One of the latest trends in the data and analytics space is the transition from the old style batch based reporting systems which by design were adding a delay between the event creation and the appearance in the reporting to the concept of streaming: ingesting and delivering event information and analytics as soon as the event is created.

The session explains how the analytics space changed in recent times providing details on how to setup a modern analytical platform which includes streaming technologies like Apache Kafka, SQL based enrichment tools like Confluent's KSQL and connections to Self Service BI tools like Oracle's Data Visualization via sql-on-Hadoop technologies like Apache Drill. The slides of the session are available here.

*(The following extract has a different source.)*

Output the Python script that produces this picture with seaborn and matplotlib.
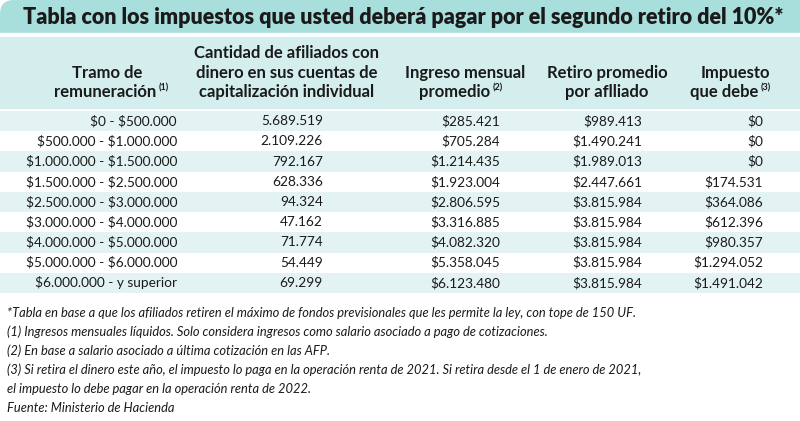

DevOps and OBIEE: Do it Before it's Too Late

In the second session, slides here, I've been initially going through the motivations of applying DevOps principles to OBIEE: the self service BI wave started as a response to the long time to delivery associated with the old school centralized reporting projects. Huge monolithic sets of requirements to be delivered, no easy way to provide development isolation, manual testing and code promotion were only few of the stoppers for a fast delivery.

After an initial analysis of the default OBIEE developments methods, the presentation explains how to apply DevOps principles to an OBIEE (or OAC) environment and precisely:

  • Code versioning techniques
  • Feature-driven environment creation
  • Automated promotion
  • Automated regression testing

Providing details on how the Rittman Mead BI Developer Toolkit, partially described here, can act as an accelerator for the adoption of these practices in any custom OBIEE implementation and delivery process.

As mentioned before, the overall Kscope experience is great: plenty of technical presentation, roadmap information, networking opportunities and also much fun! Looking forward to Kscope19 in Seattle!